> _Objective_: What you return should match every record exactly, with the images removed.

[Records with drawing code]

--- START ---

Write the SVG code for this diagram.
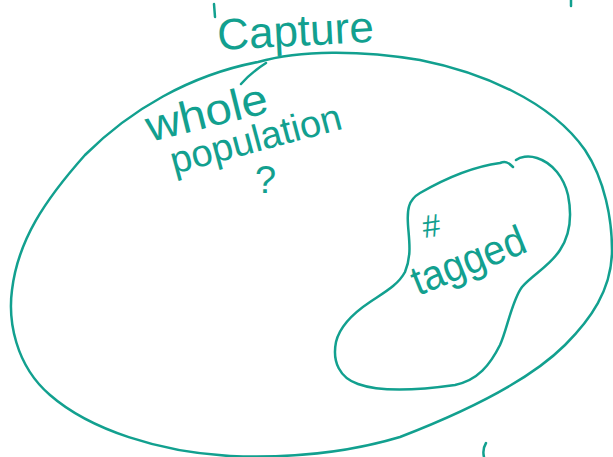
<svg xmlns="http://www.w3.org/2000/svg" width="613" height="457" viewBox="0 0 613 457">
<style>
.ink{fill:none;stroke:#12a08f;stroke-width:2.5;stroke-linecap:round;stroke-linejoin:round}
.hw{font-family:"Liberation Sans","DejaVu Sans",sans-serif;fill:#12a08f}
</style>
<rect width="613" height="457" fill="#ffffff"/>
<g id="population">
<path class="ink" d="M258,62 C300,50 360,50 420,60 C480,72 550,100 585,150 C605,180 612,220 612,250 C612,290 590,320 565,345 C530,380 470,410 400,437 C340,455 280,458 230,456 C160,452 90,430 50,395 C15,365 8,320 12,290 C18,240 45,200 85,155 C130,110 190,75 258,62 Z"/>
<text class="hw" x="218" y="50" font-size="44" transform="rotate(-3 218 50)">Capture</text>
<text class="hw" x="150" y="142" font-size="44" textLength="124" lengthAdjust="spacingAndGlyphs" transform="rotate(-14 150 142)">whole</text>
<text class="hw" x="174" y="174" font-size="38" textLength="176" lengthAdjust="spacingAndGlyphs" transform="rotate(-15 174 174)">population</text>
<text class="hw" x="255" y="193" font-size="38">?</text>
</g>
<g id="tagged">
<path class="ink" d="M513,167 C508,162 505,161 500,163 C485,165 460,170 420,193 C408,200 407,210 408,225 C409,240 412,255 405,272 C398,285 385,292 370,302 C355,312 340,325 336,342 C332,362 340,378 358,384 C380,392 420,390 455,385 C478,380 490,365 500,345 C507,330 512,300 522,287 C532,275 550,266 560,250 C570,235 572,215 568,195 C564,178 553,163 537,158 C528,155 520,157 516,160"/>
<text class="hw" x="424" y="238" font-size="32" transform="rotate(-8 424 238)">#</text>
<text class="hw" x="418" y="296" font-size="42" textLength="120" lengthAdjust="spacingAndGlyphs" transform="rotate(-22 418 296)">tagged</text>
</g>
<g id="connectors">
<path class="ink" d="M241,84 C248,76 255,70 266,63"/>
</g>
<g id="fragments">
<path class="ink" d="M214,4 L215,17"/>
<path class="ink" d="M571,0 L571,6"/>
<path class="ink" d="M486,443 C483,448 483,453 484,457"/>
</g>
</svg>
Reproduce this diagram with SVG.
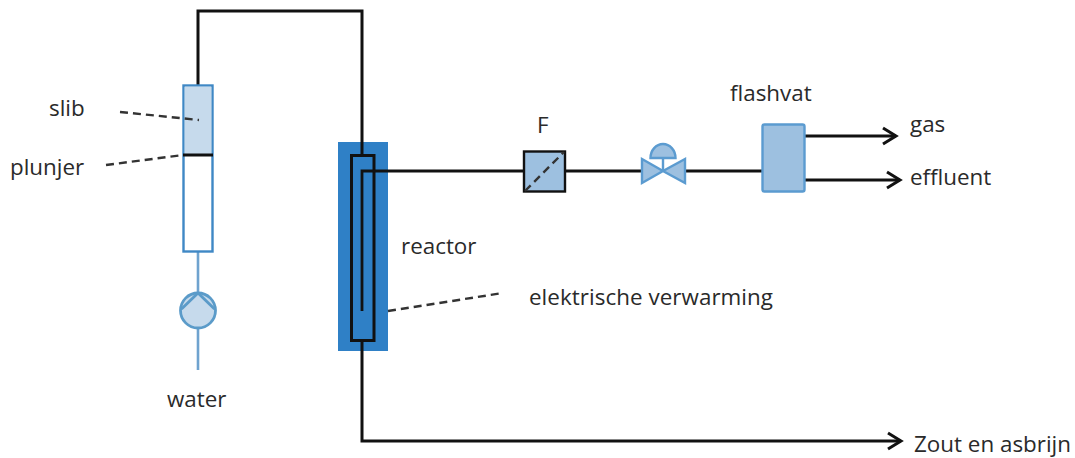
<svg xmlns="http://www.w3.org/2000/svg" width="1075" height="458" viewBox="0 0 1075 458">
<defs>
<marker id="arrow" markerUnits="userSpaceOnUse" markerWidth="22" markerHeight="22" refX="18" refY="11" orient="auto"><path d="M5 3 L18 11 L5 19" fill="none" stroke="#111" stroke-width="3"/></marker>
</defs>
<style>
text{font-family:"Open Sans","Noto Sans","Liberation Sans",sans-serif;font-size:22.400px;fill:#2a2a2a}
.pipe{fill:none;stroke:#111;stroke-width:3}
.thin{fill:none;stroke:#111;stroke-width:2.800}
.dash{fill:none;stroke:#333;stroke-width:2.400;stroke-dasharray:8 5}
.blue{stroke:#5b9bc9;stroke-width:2.800;fill:#c6daec}
.mid{stroke:#5b9bd0;stroke-width:2.400;fill:#9dc0e0}
</style>
<rect width="1075" height="458" fill="#fff"/>
<g id="connectors">
<path class="pipe" d="M198 85 V11 H362 V142"/>
<path class="pipe" d="M362 340 V441 H901" marker-end="url(#arrow)"/>
<path class="thin" d="M362 311 V171 H524"/>
<path class="thin" d="M565 171 H641"/>
<path class="thin" d="M686 171 H762"/>
<path class="thin" d="M804 136 H896" marker-end="url(#arrow)"/>
<path class="pipe" d="M804 180 H900" marker-end="url(#arrow)"/>
<path d="M198 252 V292 M198 329 V370" fill="none" stroke="#6fa3cf" stroke-width="2.600"/>
</g>
<g id="cylinder">
<rect x="183.500" y="85.500" width="29" height="166" fill="#fff" stroke="#3f88c5" stroke-width="2.400"/>
<rect x="184.700" y="86.700" width="26.600" height="68.800" fill="#c6daec"/>
<path d="M183 155 H213" stroke="#111" stroke-width="3"/>
</g>
<g id="pump">
<circle cx="198" cy="310.500" r="17.500" class="blue"/>
<path d="M198 293 L181.500 309 M198 293 L214.500 309" fill="none" stroke="#5b9bc9" stroke-width="2.800"/>
</g>
<g id="reactor">
<rect x="338" y="142" width="50" height="209" fill="#2f80c6"/>
<rect x="351.500" y="155.500" width="22.500" height="185" fill="none" stroke="#111" stroke-width="3"/>
<path class="pipe" d="M362 142 V155 M362 340 V351"/>
<path class="thin" d="M362 311 V171 H388"/>
</g>
<g id="filter">
<rect x="524" y="151.500" width="41" height="40" fill="#9dc0e0" stroke="#111" stroke-width="2.400"/>
<path d="M525 191 L564 152" class="dash" stroke-dasharray="6 4"/>
</g>
<g id="valve">
<path class="mid" d="M642 159 L663 171 L642 183 Z M685 159 L663 171 L685 183 Z"/>
<path class="mid" d="M650.500 158 A12.500 14 0 0 1 675.500 158 Z"/>
<path d="M663 158 V171" stroke="#5b9bd0" stroke-width="2.400"/>
</g>
<g id="flashvat">
<rect x="762.500" y="124.500" width="42" height="67" rx="2" class="mid"/>
</g>
<g id="annotations">
<path class="dash" d="M120 112 L199 120"/>
<path class="dash" d="M106 165 L183 155"/>
<path class="dash" d="M388 311 L503 293"/>
</g>
<g id="labels">
<text x="49" y="116">slib</text>
<text x="10" y="175">plunjer</text>
<text x="167" y="407">water</text>
<text x="401" y="254">reactor</text>
<text x="529" y="305" textLength="244">elektrische verwarming</text>
<text x="537" y="133">F</text>
<text x="730" y="101">flashvat</text>
<text x="910" y="132">gas</text>
<text x="910" y="185">effluent</text>
<text x="914" y="452" textLength="157">Zout en asbrijn</text>
</g>
</svg>
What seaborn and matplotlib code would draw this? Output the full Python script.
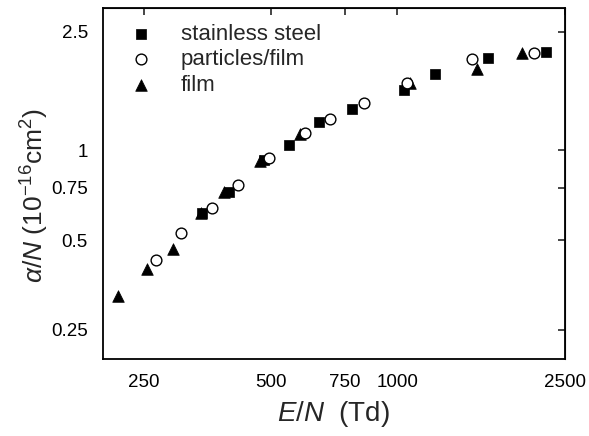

--- END ---

> _The result_:
Write the SVG code for this diagram.
<svg xmlns="http://www.w3.org/2000/svg" width="613" height="457" viewBox="0 0 613 457">
<style>
.ink{fill:none;stroke:#12a08f;stroke-width:2.5;stroke-linecap:round;stroke-linejoin:round}
.hw{font-family:"Liberation Sans","DejaVu Sans",sans-serif;fill:#12a08f}
</style>
<rect width="613" height="457" fill="#ffffff"/>
<g id="population">
<path class="ink" d="M258,62 C300,50 360,50 420,60 C480,72 550,100 585,150 C605,180 612,220 612,250 C612,290 590,320 565,345 C530,380 470,410 400,437 C340,455 280,458 230,456 C160,452 90,430 50,395 C15,365 8,320 12,290 C18,240 45,200 85,155 C130,110 190,75 258,62 Z"/>
<text class="hw" x="218" y="50" font-size="44" transform="rotate(-3 218 50)">Capture</text>
<text class="hw" x="150" y="142" font-size="44" textLength="124" lengthAdjust="spacingAndGlyphs" transform="rotate(-14 150 142)">whole</text>
<text class="hw" x="174" y="174" font-size="38" textLength="176" lengthAdjust="spacingAndGlyphs" transform="rotate(-15 174 174)">population</text>
<text class="hw" x="255" y="193" font-size="38">?</text>
</g>
<g id="tagged">
<path class="ink" d="M513,167 C508,162 505,161 500,163 C485,165 460,170 420,193 C408,200 407,210 408,225 C409,240 412,255 405,272 C398,285 385,292 370,302 C355,312 340,325 336,342 C332,362 340,378 358,384 C380,392 420,390 455,385 C478,380 490,365 500,345 C507,330 512,300 522,287 C532,275 550,266 560,250 C570,235 572,215 568,195 C564,178 553,163 537,158 C528,155 520,157 516,160"/>
<text class="hw" x="424" y="238" font-size="32" transform="rotate(-8 424 238)">#</text>
<text class="hw" x="418" y="296" font-size="42" textLength="120" lengthAdjust="spacingAndGlyphs" transform="rotate(-22 418 296)">tagged</text>
</g>
<g id="connectors">
<path class="ink" d="M241,84 C248,76 255,70 266,63"/>
</g>
<g id="fragments">
<path class="ink" d="M214,4 L215,17"/>
<path class="ink" d="M571,0 L571,6"/>
<path class="ink" d="M486,443 C483,448 483,453 484,457"/>
</g>
</svg>
Reproduce this diagram with SVG.
<svg xmlns="http://www.w3.org/2000/svg" width="1075" height="458" viewBox="0 0 1075 458">
<defs>
<marker id="arrow" markerUnits="userSpaceOnUse" markerWidth="22" markerHeight="22" refX="18" refY="11" orient="auto"><path d="M5 3 L18 11 L5 19" fill="none" stroke="#111" stroke-width="3"/></marker>
</defs>
<style>
text{font-family:"Open Sans","Noto Sans","Liberation Sans",sans-serif;font-size:22.400px;fill:#2a2a2a}
.pipe{fill:none;stroke:#111;stroke-width:3}
.thin{fill:none;stroke:#111;stroke-width:2.800}
.dash{fill:none;stroke:#333;stroke-width:2.400;stroke-dasharray:8 5}
.blue{stroke:#5b9bc9;stroke-width:2.800;fill:#c6daec}
.mid{stroke:#5b9bd0;stroke-width:2.400;fill:#9dc0e0}
</style>
<rect width="1075" height="458" fill="#fff"/>
<g id="connectors">
<path class="pipe" d="M198 85 V11 H362 V142"/>
<path class="pipe" d="M362 340 V441 H901" marker-end="url(#arrow)"/>
<path class="thin" d="M362 311 V171 H524"/>
<path class="thin" d="M565 171 H641"/>
<path class="thin" d="M686 171 H762"/>
<path class="thin" d="M804 136 H896" marker-end="url(#arrow)"/>
<path class="pipe" d="M804 180 H900" marker-end="url(#arrow)"/>
<path d="M198 252 V292 M198 329 V370" fill="none" stroke="#6fa3cf" stroke-width="2.600"/>
</g>
<g id="cylinder">
<rect x="183.500" y="85.500" width="29" height="166" fill="#fff" stroke="#3f88c5" stroke-width="2.400"/>
<rect x="184.700" y="86.700" width="26.600" height="68.800" fill="#c6daec"/>
<path d="M183 155 H213" stroke="#111" stroke-width="3"/>
</g>
<g id="pump">
<circle cx="198" cy="310.500" r="17.500" class="blue"/>
<path d="M198 293 L181.500 309 M198 293 L214.500 309" fill="none" stroke="#5b9bc9" stroke-width="2.800"/>
</g>
<g id="reactor">
<rect x="338" y="142" width="50" height="209" fill="#2f80c6"/>
<rect x="351.500" y="155.500" width="22.500" height="185" fill="none" stroke="#111" stroke-width="3"/>
<path class="pipe" d="M362 142 V155 M362 340 V351"/>
<path class="thin" d="M362 311 V171 H388"/>
</g>
<g id="filter">
<rect x="524" y="151.500" width="41" height="40" fill="#9dc0e0" stroke="#111" stroke-width="2.400"/>
<path d="M525 191 L564 152" class="dash" stroke-dasharray="6 4"/>
</g>
<g id="valve">
<path class="mid" d="M642 159 L663 171 L642 183 Z M685 159 L663 171 L685 183 Z"/>
<path class="mid" d="M650.500 158 A12.500 14 0 0 1 675.500 158 Z"/>
<path d="M663 158 V171" stroke="#5b9bd0" stroke-width="2.400"/>
</g>
<g id="flashvat">
<rect x="762.500" y="124.500" width="42" height="67" rx="2" class="mid"/>
</g>
<g id="annotations">
<path class="dash" d="M120 112 L199 120"/>
<path class="dash" d="M106 165 L183 155"/>
<path class="dash" d="M388 311 L503 293"/>
</g>
<g id="labels">
<text x="49" y="116">slib</text>
<text x="10" y="175">plunjer</text>
<text x="167" y="407">water</text>
<text x="401" y="254">reactor</text>
<text x="529" y="305" textLength="244">elektrische verwarming</text>
<text x="537" y="133">F</text>
<text x="730" y="101">flashvat</text>
<text x="910" y="132">gas</text>
<text x="910" y="185">effluent</text>
<text x="914" y="452" textLength="157">Zout en asbrijn</text>
</g>
</svg>
What seaborn and matplotlib code would draw this? Output the full Python script.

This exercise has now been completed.